Kenya and Tanzania have for years had a number of banks that are Sharia-compliant, giving product options to customers averse to interest-driven growth.
In 2016, the Uganda parliament amended the Financial Institutions Act to introduce new products such as bancassurance (insurance provided by banks), agent banking and Islamic banking, to encourage more people from the unbanked population to enter the formal money economy.
Accordingly, section 1 (a) of the Financial Institutions (Amendment) Act, 2016, provided for “an Islamic financial business, subject to any restrictions specified by the central bank.”
The amendment was based on a report by the Parliamentary Committee on Finance, which highlighted the fact that “provision of Islamic banking and financial products is growing rapidly in many countries.”
The report recommended the establishment of a central Sharia Advisory Board in the Bank of Uganda to regulate Islamic banking as it was deemed to be a viable product in Uganda.

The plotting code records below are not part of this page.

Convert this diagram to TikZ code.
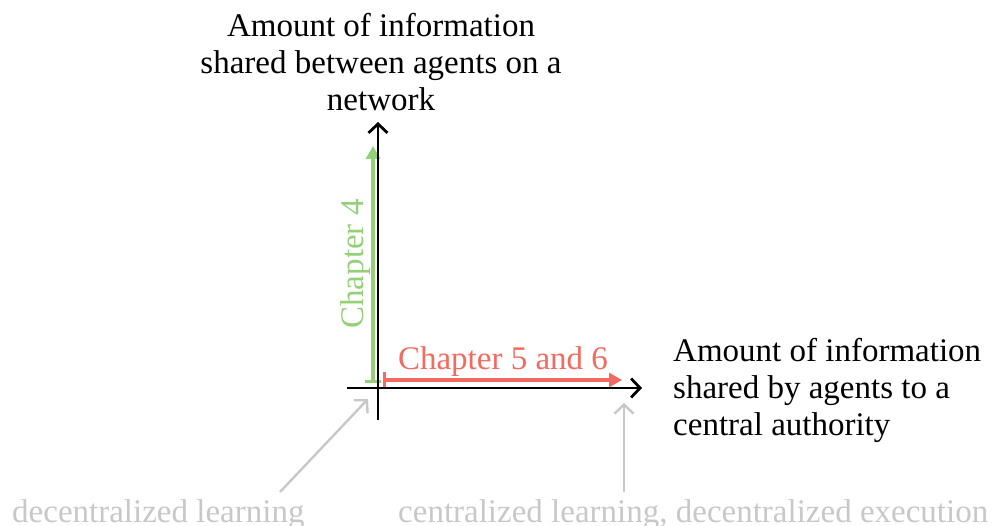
\documentclass[tikz,border=0pt]{standalone}
\usepackage{fontspec}
\setmainfont{Liberation Serif}
\usetikzlibrary{arrows.meta}
\definecolor{chgreen}{RGB}{147,208,120}
\definecolor{chred}{RGB}{242,106,96}
\definecolor{hintgray}{RGB}{200,200,200}
\begin{document}
\begin{tikzpicture}[x=1pt,y=-1pt,
  lbl/.style={inner sep=0pt, font=\fontsize{33}{37}\selectfont},
  axisline/.style={line width=2.8pt, -{Straight Barb[length=9pt,width=19pt]}},
  chapline/.style={line width=3.2pt, {Bar[width=16pt]}-{Triangle[length=13pt,width=14pt]}},
  hintline/.style={hintgray, line width=2.4pt, -{Straight Barb[length=9pt,width=19pt]}}
]
\useasboundingbox (0,0) rectangle (998,526);

% coordinates
\coordinate (O) at (378,388);
\coordinate (xs) at (347,388);
\coordinate (xe) at (642,388);
\coordinate (ys) at (378,420);
\coordinate (ye) at (378,122);
\coordinate (gs) at (373,383);
\coordinate (ge) at (373,146);
\coordinate (rs) at (383,380);
\coordinate (re) at (622,380);
\coordinate (h1s) at (280,492);
\coordinate (h1e) at (368,399);
\coordinate (h2s) at (624,492);
\coordinate (h2e) at (624,403);

% labels (multi-line nodes: base = baseline of last line)
\node[lbl, align=center, anchor=base] (ytitle) at (381,111)
  {Amount of information\\shared between agents on a\\network};
\node[lbl, align=left, anchor=base west] (xtitle) at (673,435)
  {Amount of information\\shared by agents to a\\central authority};
\node[lbl, text=chred, anchor=base] (redlbl) at (503,369) {Chapter 5 and 6};
\node[lbl, text=chgreen, rotate=90, anchor=base] (greenlbl) at (363,264) {Chapter 4};
\node[lbl, text=hintgray, anchor=base west] (declbl) at (12,522) {decentralized learning};
\node[lbl, text=hintgray, anchor=base west] (ctdelbl) at (398,522) {centralized learning, decentralized execution};

% chapter arrows
\draw[chapline, chgreen] (gs) -- (ge);
\draw[chapline, chred] (rs) -- (re);

% axes
\draw[axisline] (xs) -- (xe);
\draw[axisline] (ys) -- (ye);

% hint arrows
\draw[hintline] (h1s) -- (h1e);
\draw[hintline] (h2s) -- (h2e);
\end{tikzpicture}
\end{document}
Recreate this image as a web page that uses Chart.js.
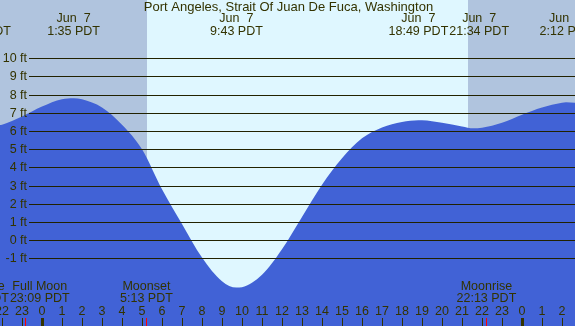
<!DOCTYPE html>
<html>
<head>
<meta charset="utf-8">
<script src="https://cdn.jsdelivr.net/npm/chart.js@4.4.1/dist/chart.umd.min.js"></script>
<style>
  html, body { margin: 0; padding: 0; background: #b0c4de; }
  #tide { display: block; }
</style>
</head>
<body>
<canvas id="tide" width="575" height="326"></canvas>
<script>
// tide height (ft), hours from Jun 7 00:00 PDT
const tideHours = [-2.1, -2, -1, 0, 1, 1.58, 2, 3, 4, 5, 6, 7, 8, 9, 9.72, 10, 11, 12, 13, 14, 15, 16, 17, 18, 18.82, 19, 20, 21, 21.57, 22, 23, 24, 25, 26, 26.2, 26.65];
const tideFeet  = [6.33, 6.35, 6.8, 7.35, 7.75, 7.8, 7.75, 7.3, 6.35, 5.0, 2.8, 0.9, -0.95, -2.25, -2.6, -2.58, -1.9, -0.5, 1.28, 3.05, 4.5, 5.6, 6.2, 6.5, 6.6, 6.6, 6.45, 6.25, 6.15, 6.18, 6.45, 6.9, 7.3, 7.55, 7.58, 7.56];

// highs / lows shown in the header
const extremaHours = [-3.05, 1.58, 9.72, 18.82, 21.57, 26.2];
const extremaDays  = ["Jun  6", "Jun  7", "Jun  7", "Jun  7", "Jun  7", "Jun  8"];
const extremaTimes = ["20:57 PDT", "1:35 PDT", "9:43 PDT", "18:49 PDT", "21:34 PDT", "2:12 PDT"];

// sunrise / sunset
const sunrise = 5.25;
const sunset = 21.3;

// moon events along the bottom
const moonHours  = [-3.15, -0.85, 5.22, 22.22];
const moonNames  = ["Moonrise", "Full Moon", "Moonset", "Moonrise"];
const moonTimes  = ["20:51 PDT", "23:09 PDT", "5:13 PDT", "22:13 PDT"];

const gridFeet = [-1, 0, 1, 2, 3, 4, 5, 6, 7, 8, 9, 10];
const hourTicks = [];
for (let h = -2; h <= 26; h++) hourTicks.push(h);

const title = "Port Angeles, Strait Of Juan De Fuca, Washington";

const TXT = "#333300";
const LINE = "#222200";
const FONT = "12.5px 'Liberation Sans', Arial, sans-serif";
const TITLE_FONT = "13px 'Liberation Sans', Arial, sans-serif";

// put labels side by side, nudging right when they would overlap
function spreadLabels(centers, widths) {
  const out = [];
  let prevRight = -Infinity;
  centers.forEach((c, i) => {
    let left = c - widths[i] / 2;
    if (left < prevRight) left = prevRight;
    out.push(left + widths[i] / 2);
    prevRight = left + widths[i];
  });
  return out;
}

const tidePlugin = {
  id: "tideDeco",
  beforeDraw(chart) {
    const { ctx, scales: { x } } = chart;
    ctx.save();
    ctx.fillStyle = "#b0c4de";
    ctx.fillRect(0, 0, chart.width, chart.height);
    ctx.fillStyle = "#dff7ff";
    const x0 = x.getPixelForValue(sunrise), x1 = x.getPixelForValue(sunset);
    ctx.fillRect(x0, 0, x1 - x0, chart.height);
    ctx.restore();
  },
  afterDatasetsDraw(chart) {
    const { ctx, scales: { x, y } } = chart;
    const W = chart.width, H = chart.height;
    ctx.save();
    ctx.font = FONT;
    ctx.textBaseline = "middle";

    // horizontal lines + ft labels
    gridFeet.forEach((f) => {
      const py = Math.round(y.getPixelForValue(f)) + 0.5;
      ctx.strokeStyle = LINE;
      ctx.lineWidth = 1;
      ctx.beginPath();
      ctx.moveTo(29, py);
      ctx.lineTo(W, py);
      ctx.stroke();
      ctx.fillStyle = TXT;
      ctx.textAlign = "right";
      ctx.fillText(f + " ft", 27, py);
    });

    // header
    ctx.textAlign = "center";
    ctx.fillStyle = TXT;
    ctx.font = TITLE_FONT;
    ctx.fillText(title, W / 2 + 1, 7);
    ctx.font = FONT;
    const hw = extremaTimes.map((t, i) => Math.max(ctx.measureText(t).width, ctx.measureText(extremaDays[i]).width) + 1);
    const hx = spreadLabels(extremaHours.map((h) => x.getPixelForValue(h)), hw);
    hx.forEach((cx, i) => {
      ctx.fillText(extremaDays[i], cx, 19);
      ctx.fillText(extremaTimes[i], cx, 32);
    });

    // moon labels
    const mw = moonTimes.map((t, i) => Math.max(ctx.measureText(t).width, ctx.measureText(moonNames[i]).width) + 1);
    const mx = spreadLabels(moonHours.map((h) => x.getPixelForValue(h)), mw);
    mx.forEach((cx, i) => {
      ctx.fillText(moonNames[i], cx, 287);
      ctx.fillText(moonTimes[i], cx, 299);
    });

    // hour numbers + ticks
    hourTicks.forEach((h) => {
      const px = Math.round(x.getPixelForValue(h));
      const hh = ((h % 24) + 24) % 24;
      ctx.fillStyle = TXT;
      ctx.fillText(String(hh), px, 312);
      if (hh === 0) ctx.fillRect(px - 1, 318, 3, H - 318);
      else ctx.fillRect(px, 318, 1, H - 318);
    });
    ctx.fillStyle = "#ff0000";
    moonHours.forEach((h) => {
      const px = Math.round(x.getPixelForValue(h));
      ctx.fillRect(px, 318, 1, H - 318);
    });
    ctx.restore();
  }
};

new Chart(document.getElementById("tide").getContext("2d"), {
  type: "line",
  data: {
    datasets: [{
      data: tideHours.map((h, i) => ({ x: h, y: tideFeet[i] })),
      fill: "start",
      backgroundColor: "#4162d6",
      borderWidth: 0,
      pointRadius: 0,
      cubicInterpolationMode: "monotone",
    }],
  },
  options: {
    responsive: false,
    animation: false,
    devicePixelRatio: 1,
    layout: { padding: 0 },
    scales: {
      x: { type: "linear", min: -2.1, max: 26.65, display: false },
      y: { min: -4.71, max: 13.2, display: false },
    },
    plugins: { legend: { display: false }, tooltip: { enabled: false } },
  },
  plugins: [tidePlugin],
});
</script>
</body>
</html>
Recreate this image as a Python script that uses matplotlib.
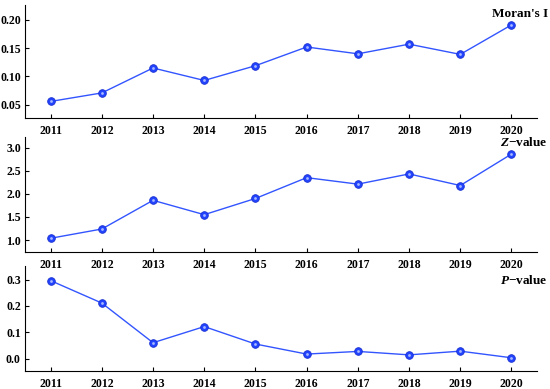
import matplotlib
matplotlib.use('Agg')
import matplotlib.pyplot as plt

# ─── Data ─────────────────────────────────────────────────
years   = [2011, 2012, 2013, 2014, 2015, 2016, 2017, 2018, 2019, 2020]
morans  = [0.056, 0.071, 0.115, 0.093, 0.119, 0.152, 0.140, 0.157, 0.139, 0.191]
z_vals  = [1.04, 1.24, 1.86, 1.55, 1.90, 2.35, 2.21, 2.43, 2.18, 2.86]
p_vals  = [0.296, 0.211, 0.061, 0.122, 0.056, 0.018, 0.028, 0.015, 0.029, 0.004]

plt.rcParams['font.family'] = ['Liberation Serif', 'DejaVu Serif']
plt.rcParams['font.weight'] = 'bold'
plt.rcParams['mathtext.fontset'] = 'custom'
plt.rcParams['mathtext.rm'] = 'Liberation Serif:bold'
plt.rcParams['mathtext.it'] = 'Liberation Serif:italic:bold'
plt.rcParams['mathtext.bf'] = 'Liberation Serif:bold'

fig = plt.figure(figsize=(5.5, 3.89), dpi=100)
boxes = [(0.0455, 0.697, 0.931, 0.290),
         (0.0455, 0.353, 0.931, 0.295),
         (0.0455, 0.047, 0.931, 0.269)]
series = [morans, z_vals, p_vals]
ylims = [(0.027, 0.226), (0.75, 3.23), (-0.045, 0.351)]
yticks = [[0.05, 0.10, 0.15, 0.20], [1.0, 1.5, 2.0, 2.5, 3.0], [0.0, 0.1, 0.2, 0.3]]
yfmt = ['{:.2f}', '{:.1f}', '{:.1f}']
titles = ["Moran's I", r"$\mathit{Z}$$-$value", r"$\mathit{P}$$-$value"]
title_y = [0.92, 0.955, 0.865]

for box, vals, yl, yt, fmt, ttl, ty in zip(boxes, series, ylims, yticks, yfmt, titles, title_y):
    ax = fig.add_axes(box)
    ax.patch.set_alpha(0)
    ax.plot(years, vals, '-', color='#3355ff', lw=1.0, zorder=2)
    ax.plot(years, vals, 'o', ms=5.5, mfc='#2244ff', mec='#1a2fd0', mew=0.6, zorder=3)
    ax.plot(years, vals, 'o', ms=2, mfc='#a8b8ff', mec='none', zorder=4)
    ax.set_xlim(2010.5, 2020.5)
    ax.set_ylim(*yl)
    ax.set_xticks(years)
    ax.set_xticklabels([str(y) for y in years], fontsize=8.5, fontweight='bold')
    ax.set_yticks(yt)
    ax.set_yticklabels([fmt.format(v) for v in yt], fontsize=8.5, fontweight='bold')
    ax.spines['top'].set_visible(False)
    ax.spines['right'].set_visible(False)
    ax.tick_params(direction='in', length=3, width=0.8)
    ax.tick_params(axis='x', pad=5)
    ax.tick_params(axis='y', pad=3)
    ax.text(1.021, ty, ttl, transform=ax.transAxes, ha='right', va='center',
            fontsize=9.5, fontweight='bold')

fig.savefig('out.png', dpi=100)
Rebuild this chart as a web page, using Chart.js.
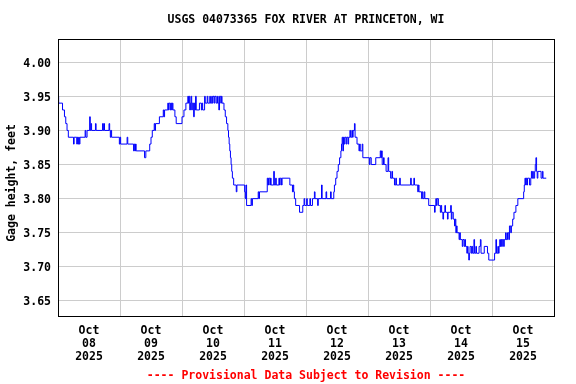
<!DOCTYPE html>
<html>
<head>
<meta charset="utf-8">
<script src="https://cdn.jsdelivr.net/npm/chart.js@4"></script>
<style>
  html, body { margin: 0; padding: 0; background: #fff; }
</style>
</head>
<body>
<canvas id="gage" width="576" height="384"></canvas>
<script>
const titleText = 'USGS 04073365 FOX RIVER AT PRINCETON, WI'
const footText = '---- Provisional Data Subject to Revision ----'
const yTitle = 'Gage height, feet'

// one label per day, drawn at noon
const dayLabels = [
  ['Oct', '08', '2025'], ['Oct', '09', '2025'], ['Oct', '10', '2025'], ['Oct', '11', '2025'],
  ['Oct', '12', '2025'], ['Oct', '13', '2025'], ['Oct', '14', '2025'], ['Oct', '15', '2025']
]
const yTicks = [3.65, 3.70, 3.75, 3.80, 3.85, 3.90, 3.95, 4.00]

// hours since Oct 08 00:00, and the gage height that starts at that hour
const hours = [
  0, 0.25, 1.75, 2.5, 3.0, 3.5, 4.0, 6.0, 6.25, 7.25, 7.5, 7.75, 8.0, 8.25, 8.5,
  10.5, 10.75, 11.25, 12.25, 12.5, 12.75, 13.0, 14.5, 14.75, 17.25, 17.5, 17.75, 18.0,
  19.75, 20.0, 20.25, 20.5, 20.75, 23.75,
  24.0, 24.25, 26.75, 27.0, 29.25, 29.5, 29.75, 30.0, 30.25, 33.5, 34.0, 35.5, 36.0,
  36.5, 37.25, 37.5, 37.75, 39.25, 40.75, 41.0, 41.25, 42.5, 42.75, 43.0, 43.5, 43.75,
  44.0, 44.25, 44.5, 45.25, 45.75,
  48.0, 48.75, 49.5, 50.25, 50.5, 50.75, 51.0, 51.25, 51.5, 51.75, 52.0, 52.5, 52.75,
  53.0, 53.25, 53.5, 54.75, 55.5, 55.75, 56.0, 56.75, 57.0, 57.75, 58.0, 58.75, 59.0,
  59.5, 59.75, 60.0, 60.5, 60.75, 61.25, 61.75, 62.0, 62.25, 62.5, 63.0, 63.25, 63.5,
  64.25, 64.75, 65.25, 65.75, 66.0, 66.25, 66.5, 66.75, 67.0, 67.25, 67.5, 68.0,
  69.0, 69.25,
  72.25, 72.5, 72.75, 73.0, 74.75, 75.0, 75.25, 77.5, 77.75, 78.0, 81.0, 81.25, 81.5,
  82.0, 82.25, 82.5, 83.5, 83.75, 84.25, 84.5, 85.5, 85.75, 86.0, 86.5, 86.75, 89.75,
  90.75, 91.0, 91.25, 91.5, 92.0, 93.5, 94.75, 95.25, 95.5,
  96.25, 96.5, 97.5, 97.75, 98.5, 99.25, 99.5, 100.5, 100.75, 102.0, 102.25, 103.75,
  104.0, 105.5, 105.75, 106.75, 107.0, 107.5, 108.0, 108.5, 109.0, 109.5, 109.75,
  110.0, 110.25, 110.5, 110.75, 111.0, 111.5, 111.75, 112.25, 112.5, 113.0, 113.25,
  113.75, 114.0, 114.25, 114.75, 115.0, 115.75, 116.5, 116.75, 117.0, 117.75, 118.0,
  120.5, 120.75, 121.25, 123.0, 124.75, 125.0, 125.25, 125.5, 126.0, 126.25, 127.0,
  127.75, 128.0, 128.75, 129.25, 129.5, 130.25, 130.75, 131.0, 132.25, 132.5, 136.5,
  136.75, 137.75, 138.0, 139.25, 139.5, 139.75, 140.75, 141.0, 141.25, 141.75, 142.0,
  143.5,
  145.75, 146.0, 146.25, 146.5, 146.75, 147.25, 148.0, 148.25, 148.5, 149.0, 149.25,
  149.75, 150.0, 150.75, 151.0, 152.0, 152.25, 152.5, 153.0, 153.5, 153.75, 154.0,
  154.25, 154.5, 155.25, 155.5, 155.75, 156.5, 156.75, 157.25, 157.5, 157.75, 158.25,
  158.5, 158.75, 159.0, 159.25, 159.5, 160.0, 160.25, 160.5, 161.0, 161.25, 161.75,
  162.0, 163.0, 163.5, 163.75, 165.0, 166.25, 166.75,
  169.0, 169.5, 169.75, 170.25, 170.5, 170.75, 171.0, 171.25, 171.5, 171.75, 172.0,
  172.5, 172.75, 173.25, 173.5, 174.0, 174.5, 174.75, 175.25, 175.5, 176.0, 176.5,
  177.25, 178.0, 180.25, 180.5, 180.75, 181.0, 181.25, 181.5, 181.75, 182.5, 183.0,
  183.25, 183.5, 183.75, 184.0, 184.5, 184.75, 185.0, 185.25, 185.5, 185.75, 187.0,
  187.5, 187.75, 189.0
]
const gage = [
  3.95, 3.94, 3.93, 3.92, 3.91, 3.90, 3.89, 3.88, 3.89, 3.88, 3.89, 3.88, 3.89, 3.88, 3.89,
  3.90, 3.89, 3.90, 3.92, 3.90, 3.91, 3.90, 3.91, 3.90, 3.91, 3.90, 3.91, 3.90,
  3.91, 3.90, 3.89, 3.90, 3.89, 3.88,
  3.89, 3.88, 3.89, 3.88, 3.87, 3.88, 3.87, 3.88, 3.87, 3.86, 3.87, 3.88, 3.89,
  3.90, 3.91, 3.90, 3.91, 3.92, 3.93, 3.92, 3.93, 3.94, 3.93, 3.94, 3.93, 3.94,
  3.93, 3.94, 3.93, 3.92, 3.91,
  3.92, 3.93, 3.94, 3.95, 3.94, 3.95, 3.93, 3.94, 3.95, 3.93, 3.94, 3.92, 3.94,
  3.93, 3.95, 3.93, 3.94, 3.93, 3.94, 3.93, 3.95, 3.94, 3.95, 3.94, 3.95, 3.94,
  3.95, 3.94, 3.95, 3.94, 3.95, 3.94, 3.95, 3.94, 3.93, 3.95, 3.94, 3.95, 3.94,
  3.93, 3.92, 3.91, 3.90, 3.89, 3.88, 3.87, 3.86, 3.85, 3.84, 3.83, 3.82,
  3.81, 3.82,
  3.81, 3.80, 3.82, 3.79, 3.80, 3.79, 3.80, 3.81, 3.80, 3.81, 3.83, 3.82, 3.83,
  3.82, 3.83, 3.82, 3.84, 3.82, 3.83, 3.82, 3.83, 3.82, 3.83, 3.82, 3.83, 3.82,
  3.81, 3.82, 3.81, 3.80, 3.79, 3.78, 3.79, 3.80, 3.79,
  3.80, 3.79, 3.80, 3.79, 3.80, 3.81, 3.80, 3.79, 3.80, 3.82, 3.80, 3.81,
  3.80, 3.81, 3.80, 3.81, 3.82, 3.83, 3.84, 3.85, 3.86, 3.87, 3.88,
  3.89, 3.87, 3.89, 3.88, 3.89, 3.88, 3.89, 3.88, 3.89, 3.90, 3.89,
  3.90, 3.89, 3.90, 3.91, 3.89, 3.88, 3.87, 3.88, 3.87, 3.88, 3.86,
  3.85, 3.86, 3.85, 3.86, 3.87, 3.86, 3.87, 3.85, 3.86, 3.85, 3.84,
  3.86, 3.84, 3.83, 3.84, 3.83, 3.82, 3.83, 3.82, 3.83, 3.82, 3.83,
  3.82, 3.83, 3.82, 3.81, 3.82, 3.81, 3.80, 3.81, 3.80, 3.81, 3.80,
  3.79,
  3.78, 3.79, 3.80, 3.79, 3.80, 3.79, 3.78, 3.79, 3.78, 3.77, 3.78,
  3.79, 3.78, 3.77, 3.78, 3.79, 3.77, 3.78, 3.77, 3.76, 3.77, 3.75,
  3.76, 3.75, 3.74, 3.75, 3.74, 3.73, 3.74, 3.73, 3.74, 3.73, 3.72,
  3.73, 3.72, 3.71, 3.72, 3.73, 3.72, 3.73, 3.72, 3.74, 3.72, 3.73,
  3.72, 3.73, 3.74, 3.72, 3.73, 3.72, 3.71,
  3.72, 3.74, 3.72, 3.73, 3.72, 3.73, 3.74, 3.73, 3.74, 3.73, 3.74,
  3.73, 3.74, 3.75, 3.74, 3.75, 3.74, 3.76, 3.75, 3.76, 3.77, 3.78,
  3.79, 3.80, 3.81, 3.82, 3.83, 3.82, 3.83, 3.82, 3.83, 3.82, 3.83,
  3.84, 3.83, 3.84, 3.83, 3.84, 3.85, 3.86, 3.84, 3.83, 3.84, 3.83,
  3.84, 3.83, 3.83
]

// tick every 12 h: grid lines at midnight, labels at noon
let halfDays = []
for (let h = 0; h <= 192; h += 12) halfDays.push(h)

Chart.defaults.font.family = '"DejaVu Sans Mono", monospace'
Chart.defaults.font.size = 11.5
Chart.defaults.font.weight = 'bold'
Chart.defaults.color = '#000'

const decor = {
  id: 'decor',
  beforeDraw(chart) {
    const ctx = chart.ctx
    ctx.save()
    ctx.fillStyle = '#fff'
    ctx.fillRect(0, 0, chart.width, chart.height)
    ctx.restore()
  },
  afterDraw(chart) {
    const { ctx, chartArea: a } = chart
    const mid = (a.left + a.right) / 2
    ctx.save()
    ctx.strokeStyle = '#000'
    ctx.lineWidth = 1
    ctx.strokeRect(a.left + 0.5, a.top + 0.5, a.right - a.left, a.bottom - a.top)
    ctx.font = 'bold 11.5px "DejaVu Sans Mono", monospace'
    ctx.textAlign = 'center'
    ctx.textBaseline = 'middle'
    ctx.fillStyle = '#000'
    ctx.fillText(titleText, mid, 20)
    // axis title, a little below the middle of the plot as in the original
    ctx.save()
    ctx.translate(12, 183)
    ctx.rotate(-Math.PI / 2)
    ctx.fillText(yTitle, 0, 0)
    ctx.restore()
    ctx.fillStyle = '#ff0000'
    ctx.fillText(footText, mid, 376)
    ctx.restore()
  }
}

new Chart(document.getElementById('gage'), {
  type: 'line',
  data: {
    datasets: [{
      data: hours.map((h, i) => ({ x: h, y: gage[i] })),
      borderColor: '#0000ff',
      borderWidth: 1,
      stepped: true,
      pointRadius: 0,
      fill: false
    }]
  },
  options: {
    responsive: false,
    animation: false,
    devicePixelRatio: 1,
    layout: { padding: { top: 39, right: 22, left: 0, bottom: 0 } },
    plugins: { legend: { display: false }, tooltip: { enabled: false } },
    scales: {
      x: {
        type: 'linear',
        min: 0,
        max: 192,
        afterBuildTicks: s => { s.ticks = halfDays.map(v => ({ value: v })) },
        afterFit: s => { s.height = 68 },
        grid: {
          color: c => (c.tick && c.tick.value % 24 === 0) ? '#cccccc' : 'rgba(0,0,0,0)',
          drawTicks: false
        },
        border: { display: false },
        ticks: {
          autoSkip: false,
          maxRotation: 0,
          padding: 9,
          font: { lineHeight: 1.11 },
          callback: v => {
            const i = (v - 12) / 24
            return Number.isInteger(i) && dayLabels[i] ? dayLabels[i] : ''
          }
        }
      },
      y: {
        min: 3.628,
        max: 4.034,
        afterBuildTicks: s => { s.ticks = yTicks.map(v => ({ value: v })) },
        afterFit: s => { s.width = 58 },
        grid: { color: '#cccccc', drawTicks: false },
        border: { display: false },
        ticks: { padding: 7, labelOffset: 1.5, callback: v => v.toFixed(2) }
      }
    }
  },
  plugins: [decor]
})
</script>
</body>
</html>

At the time, half of the 22 licensed conventional and commercial banks in the country had expressed interest in providing Islamic banking products to their customers.
Thereafter, the Ministry of Finance went to work on the regulations that would support Islamic banking and make it operational. In June this year, Junior Minister for Finance David Bahati told Parliament that the regulations were ready.
Deputy Secretary to the Treasury Patrick Ocailap said these regulations paved the way for Sharia-compliant banking to start in October.
Although some economists cast doubt on the viability of Islamic banking in Uganda, citing its low impact in Kenya and Tanzania, the amendment brought some excitement, with it financial experts arguing that this was a game changer.
However, the delays mean Uganda is missing out on several capital inflows, according to Abubaker Mayanja, a financial economist with ABL Dunamis, a finance and investment advisory firm.
Mr Mayanja argues that Islamic banking in Uganda could lead to an increase in capital inflows of $600 million over the medium term, driven by international banks that include Sharia lending in their offering elsewhere, introduced with special capital rather than conventional deposits.
There will also be inflows from regional players and Middle Eastern financial institutions that possess substantial capital and knowledge, but are currently experiencing business shrinkage due to turmoil in their markets.